The regulation changes are not expected to affect consumer pork prices, he added, as those are much more influenced by simple supply and demand.

The gestation crate restrictions are the last in an eight-part series of reforms negotiated between animal rights groups and Ohio farmers in 2010. At the time, Ohioans for Humane Farms had collected more than 650,000 signatures to place a ballot initiative, titled the Ohio Livestock Care Initiative, before voters that would have banned extreme confinement of sows, veal calves, and laying hens.

Rather than spend millions on a statewide ballot fight, Pacelle said, Ohioans for Humane Farms, the Ohio Farm Bureau Federation, the Ohio Pork Producers’ Council, and the Ohio Poultry Association reached a compromise that included eight separate provisions: a 15-year phase-out of gestation crates, an accelerated phase-out of veal crates, a halt to new battery cage construction for laying hens, and a ban on dragging “downer” cows for slaughter, referring to an animal that cannot stand on its own, usually due to illness or injury.

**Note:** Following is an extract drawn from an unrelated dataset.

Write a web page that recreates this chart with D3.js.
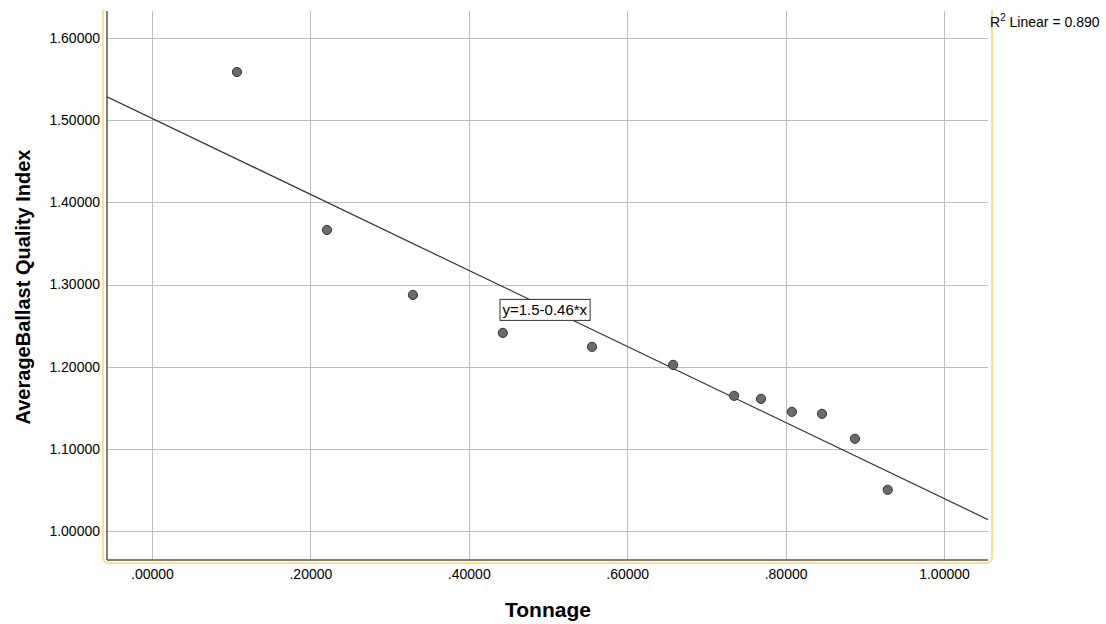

“There was an eight-point program that was developed, and after a lot of haggling over hours, we agreed to that,” Pacelle said. “It was the biggest single set of (animal rights) reforms proposed in a single agreement, and it would require action by the governor, the state legislature, and also by the newly created Ohio Livestock Care Standards Board.”

The reforms also banned farm animal strangulation, established felony-level penalties for cock fighting, cracked down on puppy mills, and banned Ohioans from owning dangerous exotic animals as pets, such as primates, bears, tigers, large snakes, or crocodiles, to name a few.

The last of these was rushed into enaction after the notorious Zanesville animal escape in 2011, when a man who owned a private exotic animal collection intentionally released 50 of his 56 animals into a busy neighborhood, before committing suicide. The incident made national, and even worldwide headlines.

“It was a major moment in Ohio history in catapulting the state forward on animal welfare, but it was also a set of policies that should have been obvious for sensible lawmakers to adopt years before,” Pacelle added.